Entries with chart source code:
++++++++

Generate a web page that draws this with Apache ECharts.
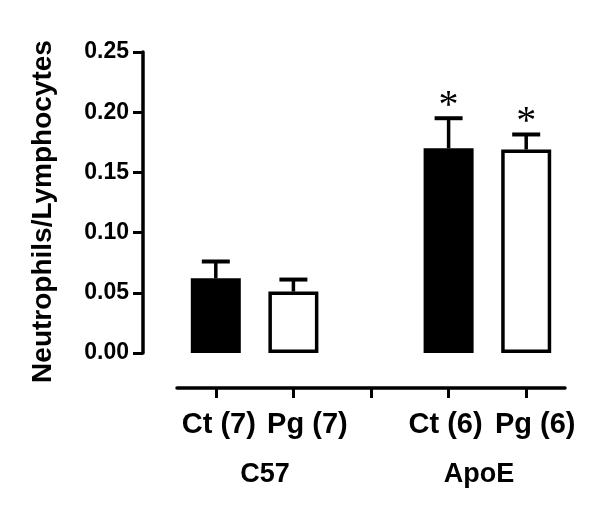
<!DOCTYPE html>
<html>
<head>
<meta charset="utf-8">
<script src="https://cdn.jsdelivr.net/npm/echarts@6/dist/echarts.min.js"></script>
<style>
  html, body { margin: 0; padding: 0; background: #fff; }
  #chart { width: 600px; height: 518px; }
</style>
</head>
<body>
<div id="chart"></div>
<script>
// ---- data ----
const categories = ['Ct (7)', 'Pg (7)', '', 'Ct (6)', 'Pg (6)'];
const means      = [0.062, 0.051, null, 0.170, 0.169];
const sems       = [0.014, 0.010, null, 0.025, 0.0125];
const fills      = ['#000000', '#ffffff', null, '#000000', '#ffffff'];
const signif     = ['', '', '', '*', '*'];
const groups     = ['C57', 'ApoE'];
const yTicks     = [0, 0.05, 0.10, 0.15, 0.20, 0.25];
const yName      = 'Neutrophils/Lymphocytes';

// label nudges (px) to mimic original label placement
const labelShift = [3, 14, 0, -3, 9];

const font = 'Liberation Sans, Arial, Helvetica, sans-serif';

const chart = echarts.init(document.getElementById('chart'), null, { renderer: 'canvas' });

const barData = means.map((v, i) => v == null ? null : {
  value: v,
  itemStyle: { color: fills[i], borderColor: '#000', borderWidth: 3.5 }
});

const errData = [];
means.forEach((v, i) => { if (v != null) errData.push([i, v, sems[i]]); });

const xData = categories.map((c, i) => ({
  value: c,
  textStyle: {
    padding: labelShift[i] >= 0 ? [0, 0, 0, 2 * labelShift[i]] : [0, -2 * labelShift[i], 0, 0]
  }
}));

chart.setOption({
  animation: false,
  backgroundColor: '#ffffff',
  grid: [
    { left: 177, right: 35, top: 52, bottom: 165 },
    { left: 158, right: 14, top: 52, bottom: 165 }
  ],
  xAxis: [
    {
      type: 'category',
      gridIndex: 0,
      data: xData,
      offset: 35,
      axisLine: { show: true, onZero: false, lineStyle: { color: '#000', width: 3.5 } },
      axisTick: { show: true, alignWithLabel: true, length: 10, lineStyle: { color: '#000', width: 3 } },
      axisLabel: { interval: 0, margin: 22, color: '#000', fontFamily: font, fontWeight: 'bold', fontSize: 29 },
      splitLine: { show: false }
    },
    {
      type: 'category',
      gridIndex: 1,
      data: groups,
      axisLine: { show: false, onZero: false },
      axisTick: { show: false },
      axisLabel: { interval: 0, margin: 108, color: '#000', fontFamily: font, fontWeight: 'bold', fontSize: 27 },
      splitLine: { show: false }
    }
  ],
  yAxis: [
    {
      type: 'value',
      gridIndex: 0,
      min: yTicks[0],
      max: yTicks[yTicks.length - 1],
      interval: yTicks[1] - yTicks[0],
      offset: 34,
      name: yName,
      nameLocation: 'middle',
      nameGap: 86,
      nameTextStyle: { color: '#000', fontFamily: font, fontWeight: 'bold', fontSize: 28, padding: [0, 18, 0, 0] },
      axisLine: { show: true, onZero: false, lineStyle: { color: '#000', width: 3.5 } },
      axisTick: { show: true, length: 10, lineStyle: { color: '#000', width: 3 } },
      axisLabel: {
        margin: 14, color: '#000', fontFamily: font, fontWeight: 'bold', fontSize: 23,
        formatter: v => v.toFixed(2)
      },
      splitLine: { show: false }
    },
    { type: 'value', gridIndex: 1, show: false, min: 0, max: 1 }
  ],
  series: [
    {
      type: 'bar',
      xAxisIndex: 0,
      yAxisIndex: 0,
      data: barData,
      barWidth: 50,
      z: 2
    },
    {
      type: 'custom',
      xAxisIndex: 0,
      yAxisIndex: 0,
      z: 3,
      data: errData,
      renderItem: function (params, api) {
        const idx = api.value(0);
        const m = api.value(1);
        const s = api.value(2);
        const base = api.coord([idx, m]);
        const top = api.coord([idx, m + s]);
        const half = 14;
        const children = [
          { type: 'line', shape: { x1: base[0], y1: base[1], x2: top[0], y2: top[1] },
            style: { stroke: '#000', lineWidth: 3.5 } },
          { type: 'line', shape: { x1: top[0] - half, y1: top[1], x2: top[0] + half, y2: top[1] },
            style: { stroke: '#000', lineWidth: 4 } }
        ];
        if (signif[idx]) {
          children.push({
            type: 'text',
            style: {
              text: signif[idx], x: top[0], y: top[1] + 8,
              align: 'center', verticalAlign: 'bottom',
              fill: '#000', font: '40px "Liberation Serif", "Times New Roman", serif'
            }
          });
        }
        return { type: 'group', children: children };
      }
    }
  ]
});
</script>
</body>
</html>
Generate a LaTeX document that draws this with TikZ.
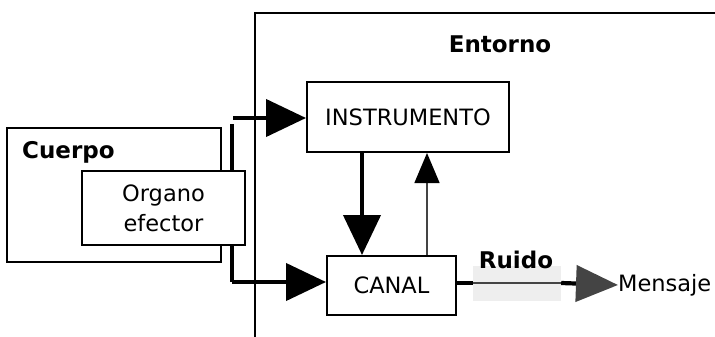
\documentclass[tikz,border=0pt]{standalone}
\usepackage{fontspec}
\setmainfont{DejaVu Sans}
\usetikzlibrary{arrows.meta}
\definecolor{tipgray}{HTML}{444444}
\definecolor{noisegray}{HTML}{EEEEEE}

\begin{document}
\begin{tikzpicture}[x=1pt,y=-1pt,line join=miter]
        \tikzstyle{box}=[draw,line width=2pt,fill=white,inner sep=0pt,font=\fontsize{22.5}{30}\selectfont]
        \tikzstyle{label}=[inner sep=0pt,font=\fontsize{22.5}{25}\selectfont]
        \tikzstyle{tag}=[label,font=\fontsize{23}{25}\selectfont\bfseries]
        \tikzstyle{heavy}=[line width=4.2pt,-{Triangle[length=40pt,width=37pt]}]
        \tikzstyle{light}=[draw=tipgray,line width=1.5pt,-{Triangle[length=30pt,width=25pt,color=black]}]
        \useasboundingbox (0,0) rectangle (715,337);

        % Entorno
        \draw[line width=2.4pt] (255,337) -- (255,13) -- (716,13);
        \node[tag] (entorno) at (500,44) {Entorno};

        % Cuerpo and its organ
        \node[box,minimum width=214pt,minimum height=134pt] (cuerpo) at (114,195) {};
        \node[tag,anchor=west] (cuerpolbl) at (22,152) {Cuerpo};
        \coordinate (up) at (233,118);
        \coordinate (down) at (232,124);
        \coordinate (bend) at (232,282);
        \draw[line width=4.2pt] (down) -- (bend);
        \node[box,minimum width=163pt,minimum height=74pt,align=center] (organo) at (163.5,208) {Organo\\efector};

        % Instrument and channel
        \node[box,minimum width=202pt,minimum height=70pt] (instr) at (408,117) {INSTRUMENTO};
        \node[box,minimum width=129pt,minimum height=59pt] (canal) at (391.5,285.5) {CANAL};

        \draw[heavy] (up) -- (up -| instr.west);
        \draw[heavy] (bend) -- (bend -| canal.west);
        \draw[heavy] ([xshift=56pt]instr.south west) -- ([xshift=36pt]canal.north west);
        \draw[light] ([xshift=101pt]canal.north west) -- ([xshift=121pt]instr.south west);

        % Noise on the output
        \node[fill=noisegray,minimum width=88pt,minimum height=35pt,inner sep=0pt] (ruido) at (517,283) {};
        \node[tag] (ruidolbl) at (516,260) {Ruido};
        \node[label,anchor=west] (mensaje) at (618,285) {Mensaje};
        \draw[line width=4.2pt] (canal.east |- ruido.west) -- (ruido.west);
        \draw[draw=tipgray,line width=1.5pt] (ruido.west) -- (ruido.east);
        \draw[line width=4.2pt,-{Triangle[length=42pt,width=36pt,color=tipgray]}] (ruido.east) -- (mensaje.west);
\end{tikzpicture}
\end{document}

++++++++

**TASK DIRECTIONS:**
Omit the pictures. Output every record above word for word.

**EXPECTED ANSWER:**
Generate a web page that draws this with Apache ECharts.
<!DOCTYPE html>
<html>
<head>
<meta charset="utf-8">
<script src="https://cdn.jsdelivr.net/npm/echarts@6/dist/echarts.min.js"></script>
<style>
  html, body { margin: 0; padding: 0; background: #fff; }
  #chart { width: 600px; height: 518px; }
</style>
</head>
<body>
<div id="chart"></div>
<script>
// ---- data ----
const categories = ['Ct (7)', 'Pg (7)', '', 'Ct (6)', 'Pg (6)'];
const means      = [0.062, 0.051, null, 0.170, 0.169];
const sems       = [0.014, 0.010, null, 0.025, 0.0125];
const fills      = ['#000000', '#ffffff', null, '#000000', '#ffffff'];
const signif     = ['', '', '', '*', '*'];
const groups     = ['C57', 'ApoE'];
const yTicks     = [0, 0.05, 0.10, 0.15, 0.20, 0.25];
const yName      = 'Neutrophils/Lymphocytes';

// label nudges (px) to mimic original label placement
const labelShift = [3, 14, 0, -3, 9];

const font = 'Liberation Sans, Arial, Helvetica, sans-serif';

const chart = echarts.init(document.getElementById('chart'), null, { renderer: 'canvas' });

const barData = means.map((v, i) => v == null ? null : {
  value: v,
  itemStyle: { color: fills[i], borderColor: '#000', borderWidth: 3.5 }
});

const errData = [];
means.forEach((v, i) => { if (v != null) errData.push([i, v, sems[i]]); });

const xData = categories.map((c, i) => ({
  value: c,
  textStyle: {
    padding: labelShift[i] >= 0 ? [0, 0, 0, 2 * labelShift[i]] : [0, -2 * labelShift[i], 0, 0]
  }
}));

chart.setOption({
  animation: false,
  backgroundColor: '#ffffff',
  grid: [
    { left: 177, right: 35, top: 52, bottom: 165 },
    { left: 158, right: 14, top: 52, bottom: 165 }
  ],
  xAxis: [
    {
      type: 'category',
      gridIndex: 0,
      data: xData,
      offset: 35,
      axisLine: { show: true, onZero: false, lineStyle: { color: '#000', width: 3.5 } },
      axisTick: { show: true, alignWithLabel: true, length: 10, lineStyle: { color: '#000', width: 3 } },
      axisLabel: { interval: 0, margin: 22, color: '#000', fontFamily: font, fontWeight: 'bold', fontSize: 29 },
      splitLine: { show: false }
    },
    {
      type: 'category',
      gridIndex: 1,
      data: groups,
      axisLine: { show: false, onZero: false },
      axisTick: { show: false },
      axisLabel: { interval: 0, margin: 108, color: '#000', fontFamily: font, fontWeight: 'bold', fontSize: 27 },
      splitLine: { show: false }
    }
  ],
  yAxis: [
    {
      type: 'value',
      gridIndex: 0,
      min: yTicks[0],
      max: yTicks[yTicks.length - 1],
      interval: yTicks[1] - yTicks[0],
      offset: 34,
      name: yName,
      nameLocation: 'middle',
      nameGap: 86,
      nameTextStyle: { color: '#000', fontFamily: font, fontWeight: 'bold', fontSize: 28, padding: [0, 18, 0, 0] },
      axisLine: { show: true, onZero: false, lineStyle: { color: '#000', width: 3.5 } },
      axisTick: { show: true, length: 10, lineStyle: { color: '#000', width: 3 } },
      axisLabel: {
        margin: 14, color: '#000', fontFamily: font, fontWeight: 'bold', fontSize: 23,
        formatter: v => v.toFixed(2)
      },
      splitLine: { show: false }
    },
    { type: 'value', gridIndex: 1, show: false, min: 0, max: 1 }
  ],
  series: [
    {
      type: 'bar',
      xAxisIndex: 0,
      yAxisIndex: 0,
      data: barData,
      barWidth: 50,
      z: 2
    },
    {
      type: 'custom',
      xAxisIndex: 0,
      yAxisIndex: 0,
      z: 3,
      data: errData,
      renderItem: function (params, api) {
        const idx = api.value(0);
        const m = api.value(1);
        const s = api.value(2);
        const base = api.coord([idx, m]);
        const top = api.coord([idx, m + s]);
        const half = 14;
        const children = [
          { type: 'line', shape: { x1: base[0], y1: base[1], x2: top[0], y2: top[1] },
            style: { stroke: '#000', lineWidth: 3.5 } },
          { type: 'line', shape: { x1: top[0] - half, y1: top[1], x2: top[0] + half, y2: top[1] },
            style: { stroke: '#000', lineWidth: 4 } }
        ];
        if (signif[idx]) {
          children.push({
            type: 'text',
            style: {
              text: signif[idx], x: top[0], y: top[1] + 8,
              align: 'center', verticalAlign: 'bottom',
              fill: '#000', font: '40px "Liberation Serif", "Times New Roman", serif'
            }
          });
        }
        return { type: 'group', children: children };
      }
    }
  ]
});
</script>
</body>
</html>
Generate a LaTeX document that draws this with TikZ.
\documentclass[tikz,border=0pt]{standalone}
\usepackage{fontspec}
\setmainfont{DejaVu Sans}
\usetikzlibrary{arrows.meta}
\definecolor{tipgray}{HTML}{444444}
\definecolor{noisegray}{HTML}{EEEEEE}

\begin{document}
\begin{tikzpicture}[x=1pt,y=-1pt,line join=miter]
        \tikzstyle{box}=[draw,line width=2pt,fill=white,inner sep=0pt,font=\fontsize{22.5}{30}\selectfont]
        \tikzstyle{label}=[inner sep=0pt,font=\fontsize{22.5}{25}\selectfont]
        \tikzstyle{tag}=[label,font=\fontsize{23}{25}\selectfont\bfseries]
        \tikzstyle{heavy}=[line width=4.2pt,-{Triangle[length=40pt,width=37pt]}]
        \tikzstyle{light}=[draw=tipgray,line width=1.5pt,-{Triangle[length=30pt,width=25pt,color=black]}]
        \useasboundingbox (0,0) rectangle (715,337);

        % Entorno
        \draw[line width=2.4pt] (255,337) -- (255,13) -- (716,13);
        \node[tag] (entorno) at (500,44) {Entorno};

        % Cuerpo and its organ
        \node[box,minimum width=214pt,minimum height=134pt] (cuerpo) at (114,195) {};
        \node[tag,anchor=west] (cuerpolbl) at (22,152) {Cuerpo};
        \coordinate (up) at (233,118);
        \coordinate (down) at (232,124);
        \coordinate (bend) at (232,282);
        \draw[line width=4.2pt] (down) -- (bend);
        \node[box,minimum width=163pt,minimum height=74pt,align=center] (organo) at (163.5,208) {Organo\\efector};

        % Instrument and channel
        \node[box,minimum width=202pt,minimum height=70pt] (instr) at (408,117) {INSTRUMENTO};
        \node[box,minimum width=129pt,minimum height=59pt] (canal) at (391.5,285.5) {CANAL};

        \draw[heavy] (up) -- (up -| instr.west);
        \draw[heavy] (bend) -- (bend -| canal.west);
        \draw[heavy] ([xshift=56pt]instr.south west) -- ([xshift=36pt]canal.north west);
        \draw[light] ([xshift=101pt]canal.north west) -- ([xshift=121pt]instr.south west);

        % Noise on the output
        \node[fill=noisegray,minimum width=88pt,minimum height=35pt,inner sep=0pt] (ruido) at (517,283) {};
        \node[tag] (ruidolbl) at (516,260) {Ruido};
        \node[label,anchor=west] (mensaje) at (618,285) {Mensaje};
        \draw[line width=4.2pt] (canal.east |- ruido.west) -- (ruido.west);
        \draw[draw=tipgray,line width=1.5pt] (ruido.west) -- (ruido.east);
        \draw[line width=4.2pt,-{Triangle[length=42pt,width=36pt,color=tipgray]}] (ruido.east) -- (mensaje.west);
\end{tikzpicture}
\end{document}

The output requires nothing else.